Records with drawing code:
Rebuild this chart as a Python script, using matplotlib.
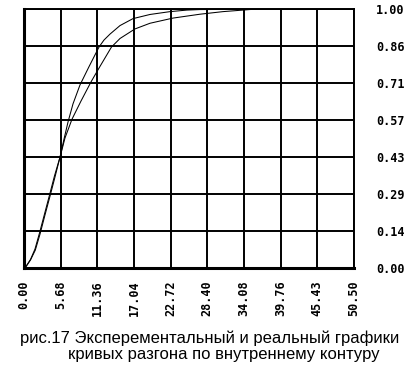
import matplotlib
matplotlib.use("Agg")
import matplotlib.pyplot as plt

# Time values (x) and responses for the two acceleration curves
x_a = [0, 0.31, 1.01, 1.75, 2.48, 3.25, 4.03, 4.80, 5.58, 6.20, 6.82, 7.59, 8.67,
       10.07, 11.62, 12.39, 13.32, 14.87, 16.89, 19.52, 22.62, 25.25, 27.26, 35.47]
y_a = [0, 0.004, 0.030, 0.068, 0.130, 0.204, 0.277, 0.351, 0.428, 0.498, 0.564, 0.634,
       0.707, 0.778, 0.854, 0.881, 0.904, 0.937, 0.964, 0.980, 0.991, 0.997, 0.999, 1.0]

x_b = [0, 0.31, 1.01, 1.70, 2.40, 3.18, 3.95, 4.72, 5.58, 6.35, 7.44, 8.83, 10.38,
       11.77, 13.55, 14.87, 17.19, 19.52, 23.08, 27.26, 30.83, 33.93, 35.47]
y_b = [0, 0.005, 0.032, 0.072, 0.134, 0.208, 0.281, 0.355, 0.428, 0.502, 0.575, 0.645,
       0.719, 0.779, 0.854, 0.887, 0.924, 0.946, 0.966, 0.981, 0.991, 0.997, 1.0]

x_ticks = [0.00, 5.68, 11.36, 17.04, 22.72, 28.40, 34.08, 39.76, 45.44, 51.12]
x_labels = ["0.00", "5.68", "11.36", "17.04", "22.72", "28.40", "34.08", "39.76", "45.43", "50.50"]
y_ticks = [0, 1/7, 2/7, 3/7, 4/7, 5/7, 6/7, 1]
y_labels = ["0.00", "0.14", "0.29", "0.43", "0.57", "0.71", "0.86", "1.00"]

caption_1 = "рис.17 Эксперементальный и реальный графики"
caption_2 = "кривых разгона по внутреннему контуру"

fig = plt.figure(figsize=(4.19, 3.67), dpi=100)
ax = fig.add_axes([24/419, 1 - 267.7/367, 330/419, 258.4/367])

ax.plot(x_a, y_a, color="black", linewidth=0.75)
ax.plot(x_b, y_b, color="black", linewidth=0.75)

ax.set_xlim(0, 51.12)
ax.set_ylim(0, 1)
ax.set_xticks(x_ticks)
ax.set_xticklabels(x_labels, rotation=90, fontsize=8.5, fontweight="bold", family="DejaVu Sans Mono")
ax.set_yticks(y_ticks)
ax.set_yticklabels(y_labels, fontsize=8.5, fontweight="bold", family="DejaVu Sans Mono")
ax.yaxis.tick_right()
ax.tick_params(axis="both", length=0)
ax.tick_params(axis="x", pad=9)
ax.tick_params(axis="y", pad=16)
ax.grid(True, color="black", linewidth=1.4)

for side in ["top", "right"]:
    ax.spines[side].set_linewidth(1.4)
for side in ["left", "bottom"]:
    ax.spines[side].set_linewidth(2.2)

fig.text(20/419, 1 - 338/367, caption_1, fontsize=12, family="Liberation Sans", va="center", ha="left")
fig.text(68/419, 1 - 355/367, caption_2, fontsize=12, family="Liberation Sans", va="center", ha="left")

fig.savefig("out.png", dpi=100)
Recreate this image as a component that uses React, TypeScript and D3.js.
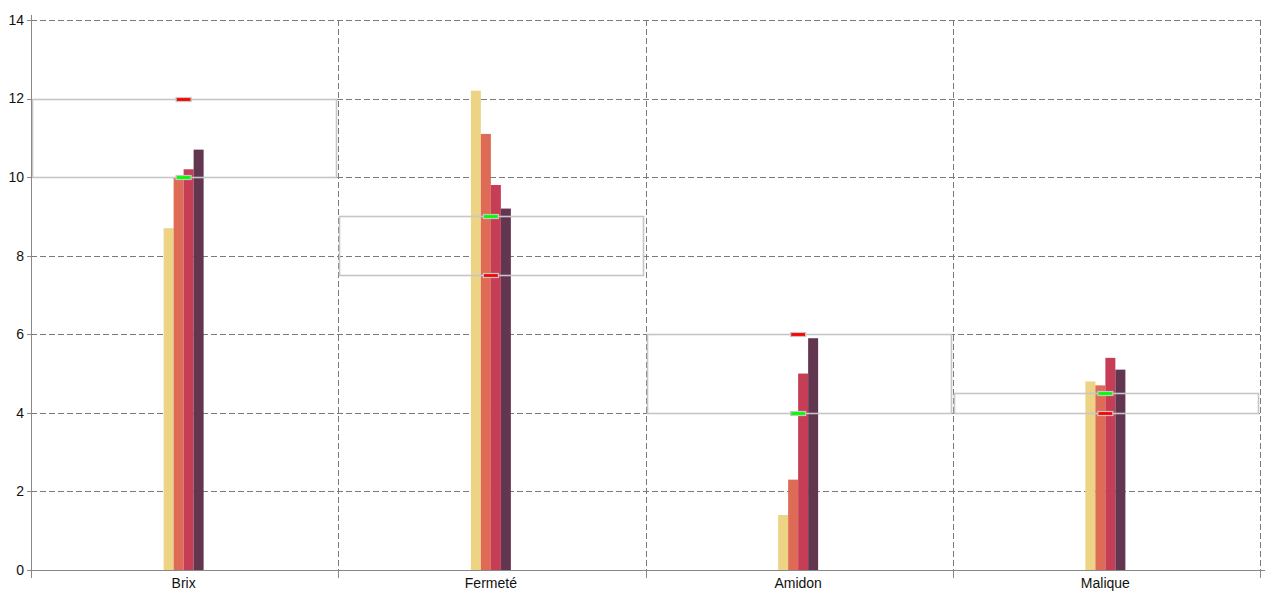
import React from 'react';
import * as d3 from 'd3';

// categories and the four measured series
const categories = ['Brix', 'Fermeté', 'Amidon', 'Malique'];
const series1 = [8.7, 12.2, 1.4, 4.8];
const series2 = [10.0, 11.1, 2.3, 4.7];
const series3 = [10.2, 9.8, 5.0, 5.4];
const series4 = [10.7, 9.2, 5.9, 5.1];
const seriesColors = ['#EDD485', '#DE6B55', '#C63E55', '#633650'];

// target range per category (green and red markers)
const greenTarget = [10, 9, 4, 4.5];
const redTarget = [12, 7.5, 6, 4];

const yTicks = [0, 2, 4, 6, 8, 10, 12, 14];

const W = 1280;
const H = 600;
const left = 31;
const right = 1260;
const top = 20;
const bottom = 570;

export default function App() {
    const x = d3.scaleBand().domain(categories).range([left, right]);
    const y = d3.scaleLinear().domain([0, 14]).range([bottom, top]);
    const inner = d3.scaleBand().domain(['0', '1', '2', '3']).range([-21, 19]);
    const allSeries = [series1, series2, series3, series4];
    const bw = x.bandwidth();
    const edges = categories.map(c => x(c)).concat([right]);
    const ry = (v: number) => Math.round(y(v)) + 0.5;

    return (
        <div style={{position: 'absolute', left: 0, top: 0}}>
            <svg width={W} height={H} style={{display: 'block', fontFamily: '"Liberation Sans", Arial, sans-serif'}}>
                <rect width={W} height={H} fill="#fff" />
                {/* dashed grid */}
                {yTicks.filter(t => t > 0).map(t => (
                    <line key={'g' + t} x1={left} x2={right} y1={ry(t)} y2={ry(t)}
                          stroke="#7a7a7a" strokeWidth={1} strokeDasharray="6,3" />
                ))}
                {edges.slice(1).map((e, i) => (
                    <line key={'v' + i} x1={Math.round(e!) + 0.5} x2={Math.round(e!) + 0.5} y1={top} y2={bottom}
                          stroke="#7a7a7a" strokeWidth={1} strokeDasharray="6,3" />
                ))}

                {/* bars */}
                {categories.map((c, i) => allSeries.map((s, j) => {
                    const cx = x(c)! + bw / 2;
                    return (
                        <rect key={c + j} x={cx + inner(String(j))!} width={inner.bandwidth()}
                              y={y(s[i])} height={bottom - y(s[i])} fill={seriesColors[j]} />
                    );
                }))}

                {/* target boxes */}
                {categories.map((c, i) => {
                    const hi = Math.max(greenTarget[i], redTarget[i]);
                    const lo = Math.min(greenTarget[i], redTarget[i]);
                    return (
                        <rect key={'b' + c} x={Math.round(x(c)!) + 1.5} width={Math.round(bw) - 3}
                              y={ry(hi)} height={ry(lo) - ry(hi)}
                              fill="none" stroke="#c6c6c6" strokeWidth={1.6} />
                    );
                })}
                {categories.map((c, i) => {
                    const cx = x(c)! + bw / 2 - 1;
                    return (
                        <g key={'m' + c}>
                            <rect x={cx - 7.5} y={ry(greenTarget[i]) - 2} width={15} height={4}
                                  fill="#00ff00" stroke="#c6c6c6" strokeWidth={1.2} />
                            <rect x={cx - 7.5} y={ry(redTarget[i]) - 2} width={15} height={4}
                                  fill="#ff0000" stroke="#c6c6c6" strokeWidth={1.2} />
                        </g>
                    );
                })}

                {/* y axis */}
                <line x1={left + 0.5} x2={left + 0.5} y1={15} y2={578} stroke="#888" strokeWidth={1} />
                {yTicks.map(t => (
                    <g key={'y' + t}>
                        <line x1={left - 4} x2={left} y1={ry(t)} y2={ry(t)} stroke="#888" />
                        <text x={left - 7} y={y(t)} dy="0.35em" textAnchor="end" fontSize={14} fill="#111">{t}</text>
                    </g>
                ))}

                {/* x axis */}
                <line x1={left} x2={1265} y1={bottom + 0.5} y2={bottom + 0.5} stroke="#888" strokeWidth={1} />
                {edges.map((e, i) => (
                    <line key={'xt' + i} x1={Math.round(e!) + 0.5} x2={Math.round(e!) + 0.5} y1={bottom} y2={578} stroke="#888" />
                ))}
                {categories.map(c => (
                    <text key={'xl' + c} x={x(c)! + bw / 2 - 1} y={588} textAnchor="middle" fontSize={14} fill="#111">{c}</text>
                ))}
            </svg>
        </div>
    );
}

Directions for this task: Read the entries and show each line that mentions "matplotlib".

Finished task:
Rebuild this chart as a Python script, using matplotlib.
import matplotlib
matplotlib.use("Agg")
import matplotlib.pyplot as plt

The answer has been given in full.